Alissa was working at an architecture and engineering firm.

“I’m a project manager at heart. I just want things to run efficiently,” she said.

But after 10 years, and no change in her role at the firm, things got boring. She wanted to make a garden out of her backyard to soothe stressed nerves, to surround herself with beauty, and as an outlet for creativity.

“That’s really when I became passionate about gardening. We had a six by twelve balcony and you couldn’t see off of it because I just had vines and stuff growing everywhere and that became my obsession. Then we finally got a townhome and I had my first yard. I was going to plant all of these flowers, and then the trees filled in. I didn’t realize the whole backyard was going to be shade. They ended up removing a tree from our front yard so I asked my landlord if I could turn that area into a garden and he was all about it.”

The little punchbowl of color in the concrete neighborhood stuck out. As more young couples and families moved into the neighborhood, Alissa noticed more tiny patches of lawn being turned into sidewalk gardens. 

“I wanted a lot of creativity so I just threw a bunch of stuff in. We Lived at a dead end with stairs at the end of our street that went up to the metro soo tons of people walked by every day. People would just stop. I would have never done that, but it just looked so neat. They weren’t used to looking at a garden that looked the way mine did.”

Everything becoming beautiful just as she was about to leave. She and her husband hadn’t planned on staying in D.C. for 10 years, but after the recession, they needed the security of their jobs. It wasn’t until her husband’s grandmother passed away that they had enough money to move back home to Michigan.

“It was enough to at least have a start. And get out of the city and figure out what we’re going to do.”

They moved to a house in Lake Ann that they had only seen photos of, and Alissa knew she didn’t want to return to office life, and what better way to learn than to hunt for a job where she could spend time with plants and flowers.

She called local flower farmers and landed jobs with the Garvey family, Field Of Flowers, Darling Botanical and learned a variety of techniques for flower arrangements, and gardening skills to grown flowers of her own.

“At the Garvey Barn, they already had a gardener, but they had a big fenced in vegetable garden right in front a lavender field. So he asked me to make it look good, that was my project for the summer, and it was so fun. I’d get up in the morning, get on the gator and drive around this field…I was smiling more than I had ever smiled before. Like, this is my job! But Field Of Flowers, we planted everything. That’s where I learned how to make a boutonniere, bridesmaids bouquets. The next thing I knew I was working weddings every weekend.”

Alissa is kind of like the Karate Kid. Indie Grow started simply because it was time for her to start her own garden and her own business. After being gifted a bunch of tubers to start dahlias of her own by Christina Pfeufer, owner of Field Of Flowers, it was the perfect opportunity to begin her own garden.

“I started selling to local florists and that’s really how this all started. I definitely knew I wanted to grow my own flowers.”

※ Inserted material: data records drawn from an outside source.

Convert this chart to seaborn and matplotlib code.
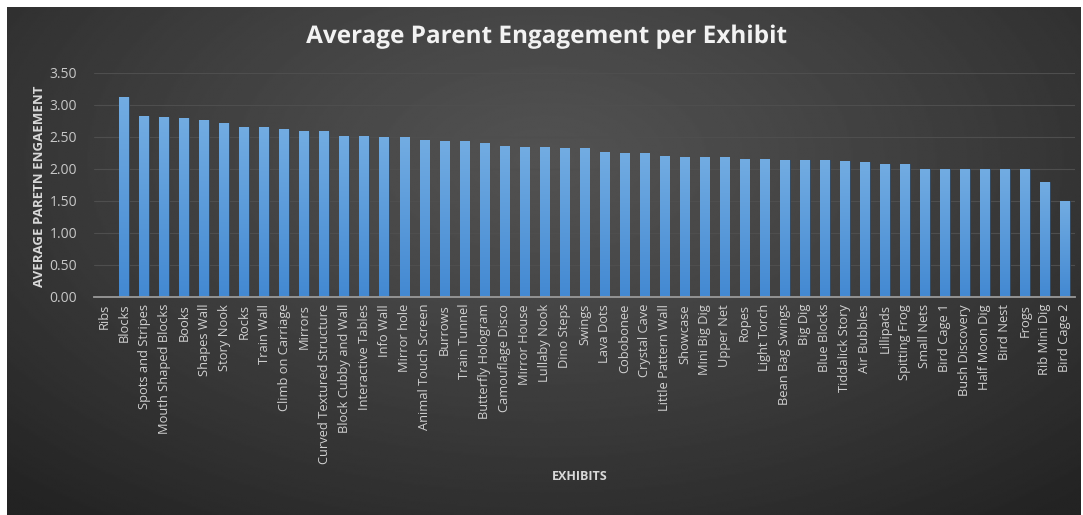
import numpy as np
import pandas as pd
import matplotlib
matplotlib.use("Agg")
import matplotlib.pyplot as plt
from matplotlib import patheffects
from matplotlib.colors import LinearSegmentedColormap
import seaborn as sns

exhibits = [
    "Ribs", "Blocks", "Spots and Stripes", "Mouth Shaped Blocks", "Books",
    "Shapes Wall", "Story Nook", "Rocks", "Train Wall", "Climb on Carriage",
    "Mirrors", "Curved Textured Structure", "Block Cubby and Wall",
    "Interactive Tables", "Info Wall", "Mirror hole", "Animal Touch Screen",
    "Burrows", "Train Tunnel", "Butterfly Hologram", "Camouflage Disco",
    "Mirror House", "Lullaby Nook", "Dino Steps", "Swings", "Lava Dots",
    "Cobobonee", "Crystal Cave", "Little Pattern Wall", "Showcase",
    "Mini Big Dig", "Upper Net", "Ropes", "Light Torch", "Bean Bag Swings",
    "Big Dig", "Blue Blocks", "Tiddalick Story", "Air Bubbles", "Lillipads",
    "Spitting Frog", "Small Nets", "Bird Cage 1", "Bush Discovery",
    "Half Moon Dig", "Bird Nest", "Frogs", "Rib Mini Dig", "Bird Cage 2",
]
engagement = [
    0.00, 3.12, 2.82, 2.81, 2.80,
    2.76, 2.72, 2.66, 2.65, 2.62,
    2.59, 2.59, 2.52,
    2.52, 2.49, 2.49, 2.45,
    2.43, 2.43, 2.41, 2.36,
    2.34, 2.34, 2.32, 2.32, 2.26,
    2.24, 2.24, 2.20, 2.19,
    2.19, 2.18, 2.16, 2.15, 2.13,
    2.13, 2.13, 2.12, 2.10, 2.07,
    2.07, 2.00, 2.00, 2.00,
    2.00, 2.00, 2.00, 1.80, 1.50,
]
y_ticks = [0.0, 0.5, 1.0, 1.5, 2.0, 2.5, 3.0, 3.5]

df = pd.DataFrame({"Exhibit": exhibits, "Engagement": engagement})

sns.set_theme(style="dark")
plt.rcParams["font.family"] = ["Open Sans", "DejaVu Sans"]

W, H = 1083, 515
fig = plt.figure(figsize=(W / 100, H / 100), dpi=100, facecolor="white")

# dark panel with a soft radial glow
bg = fig.add_axes([7 / W, 0, (1081 - 7) / W, (H - 7) / H])
yy, xx = np.mgrid[0:1:300j, 0:1:600j]
d = np.sqrt(((xx - 0.5) / 0.7) ** 2 + ((yy - 0.3) / 0.85) ** 2)
shade = np.clip(0.32 - 0.17 * d ** 1.2, 0.14, 0.34)
bg.imshow(shade, cmap="gray", vmin=0, vmax=1, aspect="auto",
          extent=[0, 1, 0, 1], origin="upper", interpolation="bilinear")
bg.set_axis_off()

ax = fig.add_axes([94 / W, 1 - 297 / H, (1075 - 94) / W, (297 - 72.7) / H])
ax.patch.set_alpha(0)

sns.barplot(data=df, x="Exhibit", y="Engagement", ax=ax, color="#5b9bd5",
            width=0.48, saturation=1, errorbar=None, zorder=3,
            edgecolor="#2c4560", linewidth=0.6)

# vertical gradient fill inside each bar
bar_cmap = LinearSegmentedColormap.from_list("bar", ["#4389d2", "#72ace2"])
grad = np.linspace(1, 0, 100).reshape(-1, 1)
for p in list(ax.patches):
    h = p.get_height()
    if h <= 0:
        continue
    x0 = p.get_x()
    w = p.get_width()
    im = ax.imshow(grad, extent=[x0, x0 + w, 0, h], aspect="auto",
                   cmap=bar_cmap, zorder=4, interpolation="bilinear")
    im.set_clip_path(p)

ax.set_xlim(-0.5, len(exhibits) - 0.5)
ax.set_ylim(0, 3.5)
ax.set_yticks(y_ticks)
ax.set_yticklabels([f"{v:.2f}" for v in y_ticks], color="#c8c8c8", fontsize=10)
ax.set_xticks(range(len(exhibits)))
ax.set_xticklabels(exhibits, rotation=90, color="#d0d0d0", fontsize=9.3)
ax.tick_params(axis="both", length=0, pad=5)
ax.tick_params(axis="y", pad=12)
ax.yaxis.grid(True, color="#4e4e4e", linewidth=0.8, zorder=0)
ax.xaxis.grid(False)
for side in ["top", "right", "left"]:
    ax.spines[side].set_visible(False)
ax.spines["bottom"].set_color("#9a9a9a")
ax.spines["bottom"].set_linewidth(1.3)
ax.spines["bottom"].set_zorder(5)
ax.set_xlabel("")
ax.set_ylabel("")

fig.text(546 / W, 1 - 37 / H, "Average Parent Engagement per Exhibit",
         ha="center", va="center", fontsize=17.5, fontweight="bold",
         color="#f2f2f2",
         path_effects=[patheffects.withSimplePatchShadow(offset=(1, -1), alpha=0.6)])
fig.text(40 / W, 1 - 186 / H, "AVERAGE PARETN ENGAEMENT", rotation=90,
         ha="center", va="center", fontsize=9.5, fontweight="bold",
         color="#d9d9d9")
fig.text(580 / W, 1 - 477 / H, "EXHIBITS", ha="center", va="center",
         fontsize=9, fontweight="bold", color="#d9d9d9")

fig.savefig("out.png", dpi=100, facecolor="white")
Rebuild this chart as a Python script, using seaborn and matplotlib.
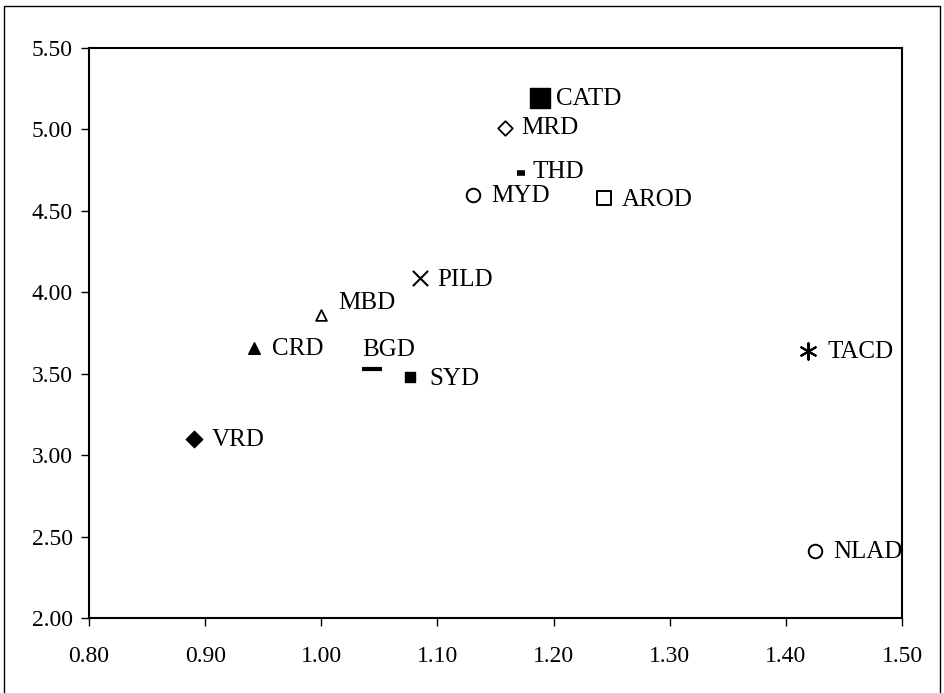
import matplotlib
matplotlib.use("Agg")
import matplotlib.pyplot as plt
import seaborn as sns
import numpy as np
from matplotlib.patches import Rectangle

# Data
labels = ["CATD", "MRD", "THD", "MYD", "AROD", "PILD", "MBD", "CRD", "BGD", "SYD", "VRD", "TACD", "NLAD"]
x_vals = [1.188, 1.158, 1.172, 1.131, 1.243, 1.085, 1.000, 0.942, 1.044, 1.076, 0.890, 1.419, 1.425]
y_vals = [5.19, 5.01, 4.73, 4.60, 4.58, 4.09, 3.86, 3.66, 3.53, 3.48, 3.10, 3.64, 2.41]
x_ticks = [0.80, 0.90, 1.00, 1.10, 1.20, 1.30, 1.40, 1.50]
y_ticks = [2.00, 2.50, 3.00, 3.50, 4.00, 4.50, 5.00, 5.50]

# Styles: marker, size, facecolor, linewidth
styles = {
    "CATD": ("s", 210, "black", 1.0),
    "MRD": ("D", 55, "white", 1.3),
    "THD": ("_", 40, "black", 4.0),
    "MYD": ("o", 95, "white", 1.4),
    "AROD": ("s", 95, "white", 1.4),
    "PILD": ("x", 120, "black", 1.5),
    "MBD": ("^", 60, "white", 1.3),
    "CRD": ("^", 70, "black", 1.0),
    "BGD": ("_", 200, "black", 3.0),
    "SYD": ("s", 60, "black", 1.0),
    "VRD": ("D", 70, "black", 1.0),
    "TACD": ((6, 2, 0), 140, "black", 1.5),
    "NLAD": ("o", 95, "white", 1.4),
}
# Label offsets in pixels (dx, dy)
offsets = {
    "CATD": (16, -1), "MRD": (16, 0), "THD": (11, 1), "MYD": (18, -1),
    "AROD": (18, -2), "PILD": (17, -2), "MBD": (17, 12), "CRD": (18, -1),
    "BGD": (-10, 19), "SYD": (20, -2), "VRD": (18, -1), "TACD": (20, -1),
    "NLAD": (18, -1),
}

sns.set_theme(style="white")
plt.rcParams["font.family"] = ["Liberation Serif", "DejaVu Serif"]

fig = plt.figure(figsize=(9.44, 6.93), dpi=100)
ax = fig.add_axes([89/944, 1-618/693, (902-89)/944, (618-48)/693])

for lab, xv, yv in zip(labels, x_vals, y_vals):
    m, s, fc, lw = styles[lab]
    if m in ("_", "x"):
        sns.scatterplot(x=[xv], y=[yv], marker=m, s=s, color="black", linewidth=lw, ax=ax, zorder=3)
    else:
        sns.scatterplot(x=[xv], y=[yv], marker=m, s=s, facecolor=fc, edgecolor="black",
                        linewidth=lw, ax=ax, zorder=3)
    dx, dy = offsets[lab]
    ax.annotate(lab, (xv, yv), xytext=(dx, dy), textcoords="offset pixels",
                ha="left", va="center", fontsize=18, color="black")

ax.set_xlim(0.80, 1.50)
ax.set_ylim(2.00, 5.50)
ax.set_xticks(x_ticks)
ax.set_yticks(y_ticks)
ax.set_xticklabels([f"{v:.2f}" for v in x_ticks])
ax.set_yticklabels([f"{v:.2f}" for v in y_ticks])
ax.tick_params(axis="both", which="major", direction="out", length=5.5, width=1,
               labelsize=17, colors="black", bottom=True, left=True)
ax.tick_params(axis="y", pad=6)
ax.tick_params(axis="x", pad=15)
for sp in ax.spines.values():
    sp.set_visible(True)
    sp.set_color("black")
    sp.set_linewidth(1.5)
ax.set_xlabel("")
ax.set_ylabel("")
ax.grid(False)

# Outer frame
fig.patches.append(Rectangle((4/944, -0.01), (940-4)/944, 1-6/693 + 0.01, transform=fig.transFigure,
                             fill=False, edgecolor="black", linewidth=1.0))

fig.savefig("out.png", dpi=100, facecolor="white")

She had been waiting to grow her own for a while, but she had been learning to create beautiful arrangements in the meantime. As her work with weddings went on, she developed an Instagram following. Through social media and word of mouth, she’s turned a little D.C. garden surrounded by concrete into a thriving business.

Her big plans include turning Indie Grow Flower Farm into a garden event venue in somewhere in Leelanau. 

“Fingers crossed, it’s going to happen soon.”

Although it was a quieter season for floral designers this summer, Alissa still was able to create for elopements and smaller weddings. As the season winds down, she’ll spend a quiet few months paging through seed catalogs, browsing through floral blogs, and getting plans ready with brides-to-be for hopefully a better summer next year.

“I’ll start in February in my basement, sweet peas, and some of the hardier annuals. As soon as I can move those out, I’ll start everything else. After Memorial Day weekend everything goes into the ground and all of the craziness starts all over again.”